Nestes últimos tempos ardeu demasiado em Portugal. Pereceram demasiadas pessoas. A sua perda é irreparável. Arderam demasiados bens e propriedades. O prejuízo foi significativo. Tudo isto abalou o presente do nosso país e agitou as nossas consciências. Resta saber se e como esta agitação vai perdurar para lá dos momentos mais agudos de comoção colectiva e como ela se vai traduzir numa efectiva procura de soluções para que nada disto se volte a repetir (outra vez). Mas para lá do tanto que é quantificável, foi ainda consumido outro tesouro: o sentimento de segurança. E este é como uma floresta: basta um pouco para se esfumar; precisa de uma geração para se regenerar.

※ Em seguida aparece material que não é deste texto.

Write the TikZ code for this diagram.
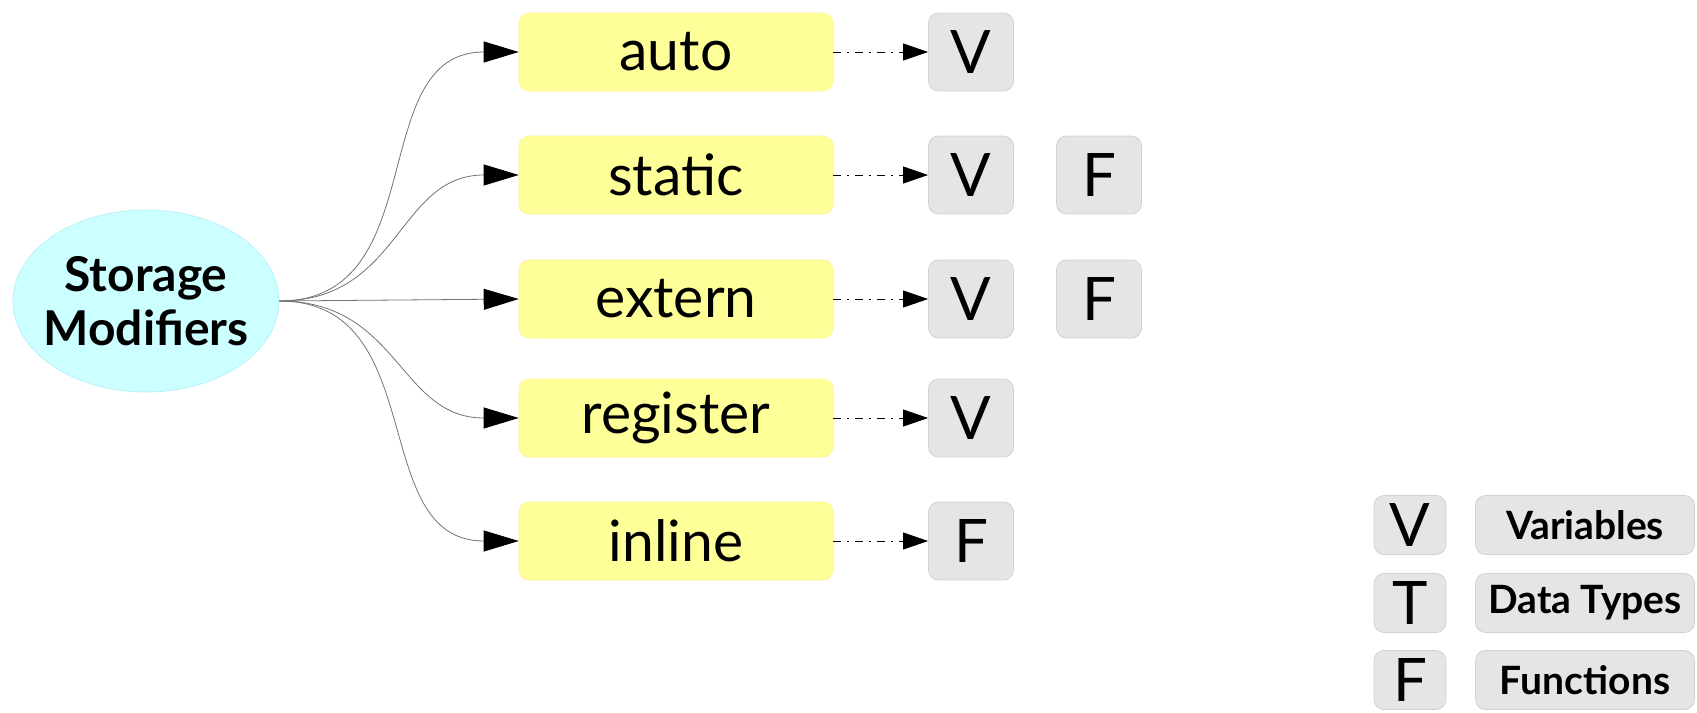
\documentclass[tikz,border=0pt]{standalone}
\usepackage{fontspec}
\setmainfont{Lato}
\usetikzlibrary{arrows.meta,shapes.geometric}
\definecolor{rootfill}{HTML}{CCFFFF}
\definecolor{rootline}{HTML}{B8F0F8}
\definecolor{modfill}{HTML}{FFFF99}
\definecolor{tagfill}{HTML}{E5E5E5}
\definecolor{tagline}{HTML}{D2D2D2}
\tikzset{
  root/.style={ellipse, fill=rootfill, draw=rootline, line width=0.4pt,
    minimum width=133pt, minimum height=91pt, inner xsep=-4.5pt, inner ysep=0pt,
    align=center, font=\fontsize{24}{27}\selectfont\bfseries},
  modbox/.style={rectangle, rounded corners=5pt, fill=modfill, draw=modfill!90!orange,
    line width=0.3pt, minimum width=157pt, minimum height=39pt, inner sep=0pt,
    font=\fontsize{28.5}{32}\selectfont},
  tag/.style={rectangle, rounded corners=5pt, fill=tagfill, draw=tagline,
    line width=0.4pt, minimum width=42.5pt, minimum height=39pt, inner sep=0pt,
    font=\fontsize{30}{32}\selectfont},
  keytag/.style={tag, minimum width=36pt, minimum height=29.5pt},
  keytext/.style={tag, minimum width=109.5pt, minimum height=29.5pt,
    font=\fontsize{19.5}{22}\selectfont\bfseries},
  branch/.style={draw=black!55, line width=0.4pt, looseness=1.15,
    -{Triangle[length=17.5pt,width=10.5pt,color=black]}},
  kind/.style={draw=black, line width=0.4pt, dash pattern=on 4pt off 3pt on 1pt off 3pt,
    -{Triangle[length=12.5pt,width=8.5pt]}}
}
\begin{document}
\begin{tikzpicture}[x=0.5pt,y=-0.5pt]
\useasboundingbox (0,0) rectangle (1697,712);
\node[root] (sm) at (146,301) {Storage\\Modifiers};
\node[modbox] (auto) at (676,52) {auto};
\node[modbox] (static) at (676,175) {static};
\node[modbox] (extern) at (676,299) {extern};
\node[modbox] (register) at (676,418) {register};
\node[modbox] (inline) at (676,541) {inline};
\node[tag] (autoV) at (971,52) {V};
\node[tag] (staticV) at (971,175) {V};
\node[tag] (staticF) at (1099,175) {F};
\node[tag] (externV) at (971,299) {V};
\node[tag] (externF) at (1099,299) {F};
\node[tag] (registerV) at (971,418) {V};
\node[tag] (inlineF) at (971,541) {F};
\draw[branch] (sm.east) to[out=0,in=180] (auto.west);
\draw[branch] (sm.east) to[out=0,in=180] (static.west);
\draw[branch] (sm.east) -- (extern.west);
\draw[branch] (sm.east) to[out=0,in=180] (register.west);
\draw[branch] (sm.east) to[out=0,in=180] (inline.west);
\draw[kind] (auto.east) -- (autoV.west);
\draw[kind] (static.east) -- (staticV.west);
\draw[kind] (extern.east) -- (externV.west);
\draw[kind] (register.east) -- (registerV.west);
\draw[kind] (inline.east) -- (inlineF.west);
% legend
\node[keytag] (keyV) at (1410,525) {V};
\node[keytext] (keyVtext) at (1585,525) {Variables};
\node[keytag] (keyT) at (1410,603) {T};
\node[keytext] (keyTtext) at (1585,603) {Data Types};
\node[keytag] (keyF) at (1410,680) {F};
\node[keytext] (keyFtext) at (1585,680) {Functions};
\end{tikzpicture}
\end{document}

Reconheça-se que este tipo de catástrofes deixa, nas nossas sociedades, um rasto mais profundo do que aparenta. Se só alguns (mesmo que muitos; mesmo que demasiados) foram directa e materialmente afectados por estes incêndios, a sombra que eles deixaram afecta-nos a todos. Porque todos nos revemos naqueles que perderam tudo. Porque neles percebemos como são frágeis as vidas que temos e construímos. Na forma súbita como tudo aconteceu, percebemos como o que consideramos mais sólido e garantido se pode esfumar num ápice. Na forma como tantos se viram sós, esmagados pela desproporcionada escala daquilo que lhes ia consumindo as vidas, percebemo-nos demasiado indefesos e sem o necessário suporte das instituições de quem esperamos apoio. Tudo isto tem como efeito uma assinalável erosão da sensação pública de segurança, um dos pilares de qualquer sociedade livre.

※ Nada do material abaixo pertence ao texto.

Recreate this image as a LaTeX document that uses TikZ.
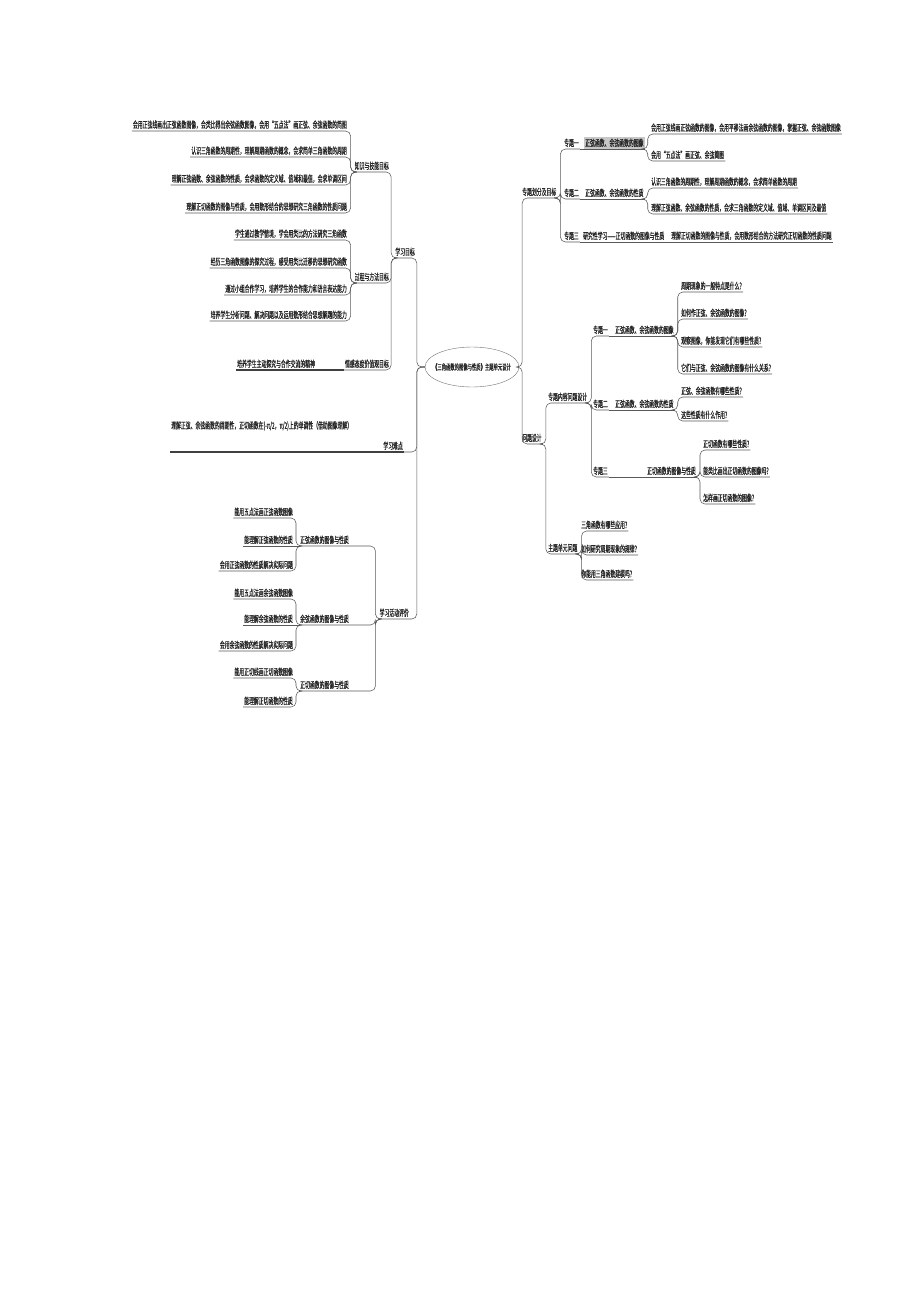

As sociedades modernas precisam de dar particular atenção a esta questão. Não a podem descurar, se querem salvaguardar a liberdade que lhes deu identidade e que estimulou a sua criatividade e prosperidade. Vivemos tempos particularmente exigentes neste campo. Importa reconhecê-lo. Sob variadas expressões, a sensação social de segurança vai sendo, entre nós, sujeita a duras provas (por sucessivas transformações no mundo do trabalho; pelas crises económicas; pela pressão de actos terroristas; etc.). Nem sempre o aumento da sensação de vivermos tempos mais inseguros é suportado pela realidade dos factos. Mas, ainda assim, ela não deixa de ser uma dinâmica social a que é preciso atender. Não para, reactivamente, nos tornarmos sociedades mais fechadas e amedrontadas. Bem pelo contrário. Para activamente defendermos a liberdade que nelas achamos e prezamos.